>> Start

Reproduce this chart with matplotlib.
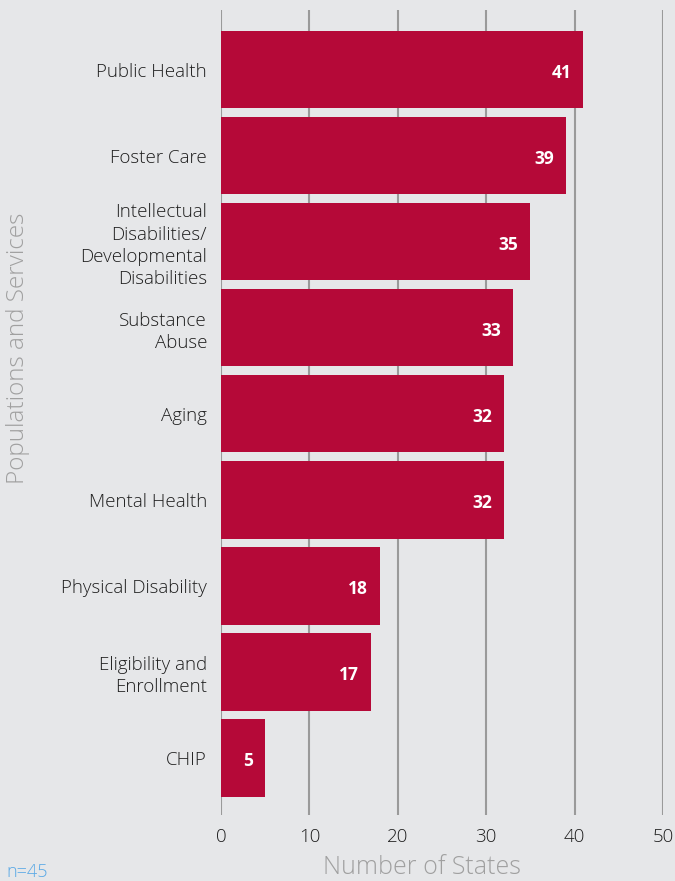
import matplotlib
matplotlib.use("Agg")
from matplotlib import pyplot as plt
from matplotlib.transforms import offset_copy

# Populations/services and how many states reported each
categories = [
    "Public Health",
    "Foster Care",
    "Intellectual\nDisabilities/\nDevelopmental\nDisabilities",
    "Substance\nAbuse",
    "Aging",
    "Mental Health",
    "Physical Disability",
    "Eligibility and\nEnrollment",
    "CHIP",
]
states = [41, 39, 35, 33, 32, 32, 18, 17, 5]
x_ticks = [0, 10, 20, 30, 40, 50]

bg = "#e6e7e9"
bar_color = "#b50938"
grid_color = "#9a9a9a"
text_color = "#1e1e1e"

plt.rcParams["font.family"] = ["Open Sans", "DejaVu Sans"]

fig = plt.figure(figsize=(6.75, 8.81), dpi=100, facecolor=bg)
ax = fig.add_axes([221 / 675, 1 - 815 / 881, 442 / 675, 805 / 881], facecolor=bg)

pos = list(range(len(categories)))
ax.barh(pos, states, height=0.9, color=bar_color, zorder=3)

ax.set_xlim(0, 50)
ax.set_ylim(8.663, -0.692)

ax.set_xticks(x_ticks)
ax.set_xticklabels([str(t) for t in x_ticks], fontsize=13.5, color=text_color,
                   fontweight="light")
ax.grid(axis="x", color=grid_color, linewidth=1.5, zorder=0)
ax.tick_params(axis="x", length=0, pad=9)

ax.set_yticks(pos)
ax.set_yticklabels(categories, fontsize=13.5, color=text_color, linespacing=1.3,
                   fontweight="light")
ax.tick_params(axis="y", length=0, pad=10)
for lbl in ax.get_yticklabels():
    lbl.set_y(lbl.get_position()[1])

for side in ["top", "right", "bottom", "left"]:
    ax.spines[side].set_visible(False)

# value labels sit just inside the bar end
for p, v in zip(pos, states):
    trans = offset_copy(ax.transData, fig=fig, x=-12, y=-3, units="dots")
    ax.text(v, p, str(v), transform=trans, ha="right", va="center",
            fontsize=12.5, fontweight="bold", color="white", zorder=4)

fig.text(18 / 675, 1 - 348 / 881, "Populations and Services", rotation=90,
         ha="center", va="center", fontsize=17.5, color="#a0a0a0",
         fontweight="light")
fig.text(422 / 675, 1 - 868 / 881, "Number of States",
         ha="center", va="center", fontsize=18, color="#a0a0a0",
         fontweight="light")
fig.text(6 / 675, 1 - 872 / 881, "n=45", ha="left", va="center",
         fontsize=13, color="#5aa9e6", fontweight="light")

fig.savefig("out.png", dpi=100, facecolor=bg)
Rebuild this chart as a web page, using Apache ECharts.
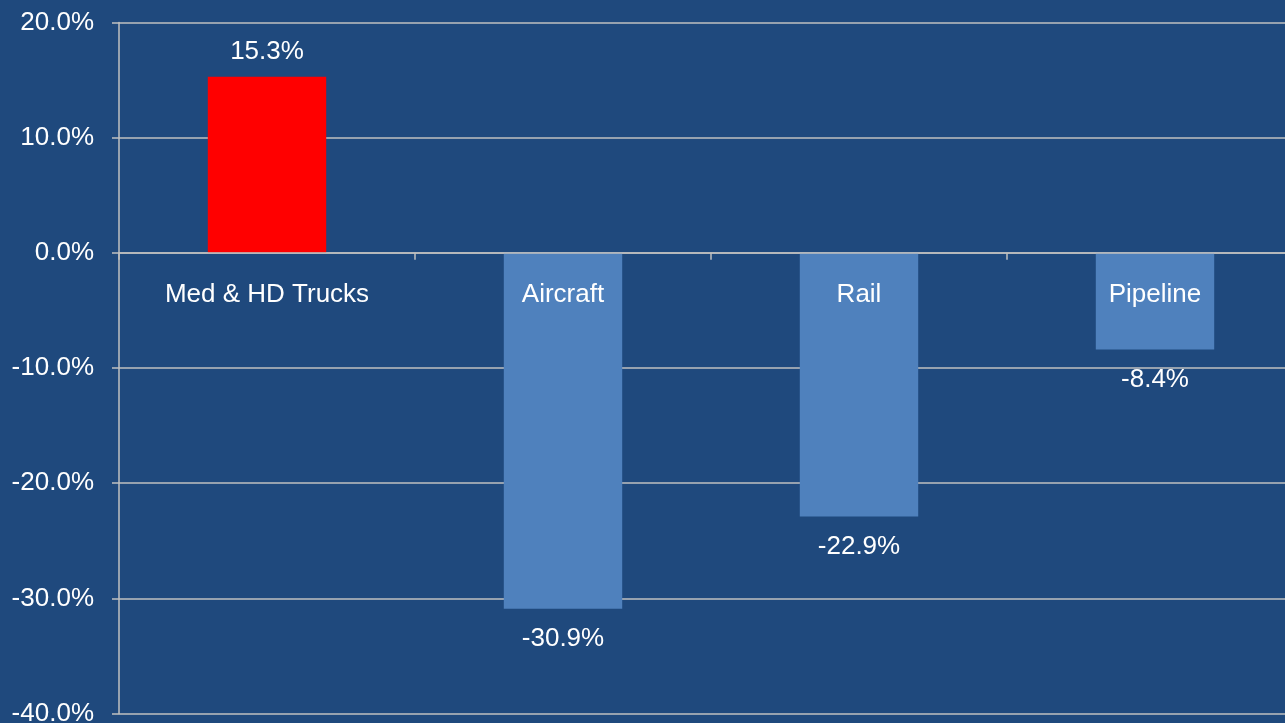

>> End

__Set problem__: Reproduce the entries exactly. Do not carry over any picture.

__Written response__:
Reproduce this chart with matplotlib.
import matplotlib
matplotlib.use("Agg")
from matplotlib import pyplot as plt
from matplotlib.transforms import offset_copy

# Populations/services and how many states reported each
categories = [
    "Public Health",
    "Foster Care",
    "Intellectual\nDisabilities/\nDevelopmental\nDisabilities",
    "Substance\nAbuse",
    "Aging",
    "Mental Health",
    "Physical Disability",
    "Eligibility and\nEnrollment",
    "CHIP",
]
states = [41, 39, 35, 33, 32, 32, 18, 17, 5]
x_ticks = [0, 10, 20, 30, 40, 50]

bg = "#e6e7e9"
bar_color = "#b50938"
grid_color = "#9a9a9a"
text_color = "#1e1e1e"

plt.rcParams["font.family"] = ["Open Sans", "DejaVu Sans"]

fig = plt.figure(figsize=(6.75, 8.81), dpi=100, facecolor=bg)
ax = fig.add_axes([221 / 675, 1 - 815 / 881, 442 / 675, 805 / 881], facecolor=bg)

pos = list(range(len(categories)))
ax.barh(pos, states, height=0.9, color=bar_color, zorder=3)

ax.set_xlim(0, 50)
ax.set_ylim(8.663, -0.692)

ax.set_xticks(x_ticks)
ax.set_xticklabels([str(t) for t in x_ticks], fontsize=13.5, color=text_color,
                   fontweight="light")
ax.grid(axis="x", color=grid_color, linewidth=1.5, zorder=0)
ax.tick_params(axis="x", length=0, pad=9)

ax.set_yticks(pos)
ax.set_yticklabels(categories, fontsize=13.5, color=text_color, linespacing=1.3,
                   fontweight="light")
ax.tick_params(axis="y", length=0, pad=10)
for lbl in ax.get_yticklabels():
    lbl.set_y(lbl.get_position()[1])

for side in ["top", "right", "bottom", "left"]:
    ax.spines[side].set_visible(False)

# value labels sit just inside the bar end
for p, v in zip(pos, states):
    trans = offset_copy(ax.transData, fig=fig, x=-12, y=-3, units="dots")
    ax.text(v, p, str(v), transform=trans, ha="right", va="center",
            fontsize=12.5, fontweight="bold", color="white", zorder=4)

fig.text(18 / 675, 1 - 348 / 881, "Populations and Services", rotation=90,
         ha="center", va="center", fontsize=17.5, color="#a0a0a0",
         fontweight="light")
fig.text(422 / 675, 1 - 868 / 881, "Number of States",
         ha="center", va="center", fontsize=18, color="#a0a0a0",
         fontweight="light")
fig.text(6 / 675, 1 - 872 / 881, "n=45", ha="left", va="center",
         fontsize=13, color="#5aa9e6", fontweight="light")

fig.savefig("out.png", dpi=100, facecolor=bg)
Rebuild this chart as a web page, using Apache ECharts.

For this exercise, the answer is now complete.